The applicant refers to a passage of cross-examination by defence counsel in which it was put that a witness was influenced by media publicity about child sexual abuse. There is no rational basis for concluding the jury decided the matter other than in accordance with the evidence in this case, and the very clear directions of the judge that they must proceed on that basis.
Ground 39 — the learned trial judge wrongly used the word ‘touching’ and created prejudice against the accused[26]
[26]Proposed ground 39 of appeal is as follows (particulars omitted):
39) The trial judge wrongly use the word “touching” in her directions to the jury, creating prejudice against the accused. The Judge had altered the prosecution case.
The applicant refers to that portion of the trial judge’s charge in which she dealt with the alleged admissions by the application in a phone call to the complainant’s mother. The trial judge did no more than remind the jury of the evidence in the trial. There is nothing arguable in this point.
Ground 40 — the learned trial judge made a false direction to the jury that the prosecution relied on the complainant’s two VAREs[27]
[27]Proposed ground 40 of appeal is as follows (particulars omitted):
40) The trial judge made a false direction to the jury that the prosecution relies on the girl’s 2 VARES to prove the charges and the prosecutor Mr Shaw failed in his duty to point out the mistake to the judge. The false direction by the Judge to the jury leads to a sunstantial [sic] miscarriage of justice as the Judge had altered the prosecution case.

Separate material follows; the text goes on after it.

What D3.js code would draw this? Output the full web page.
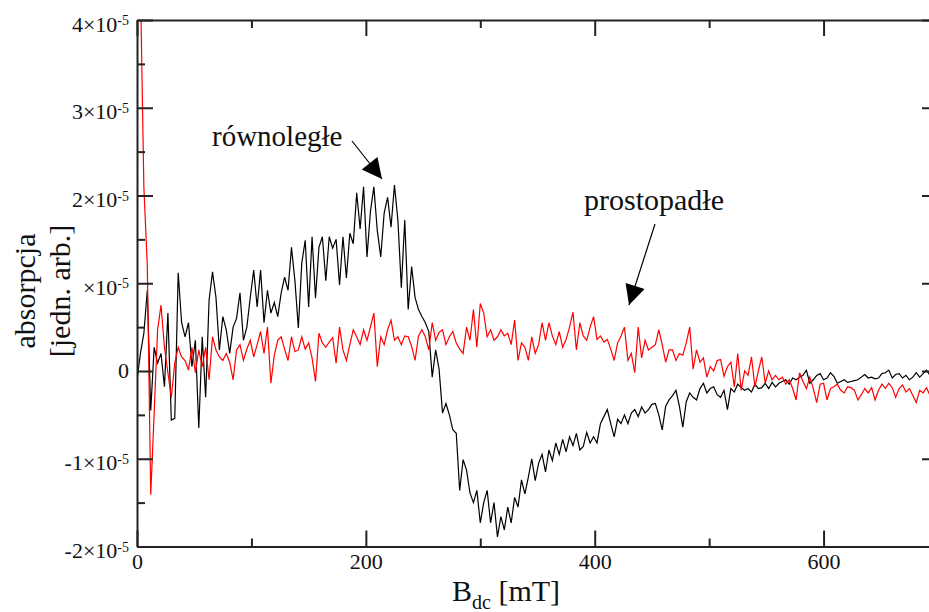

This submission is premised upon a misreading of the transcript. There was no misdirection.
Conclusion
The application for extension of time should be refused. Although some explanation has been given for the long delay, the grounds proposed have no reasonable prospect of success.
KAYE JA:
I agree.
OSBORN JA:
The order of the Court will be that the application for extension of time in which to appeal against conviction is refused.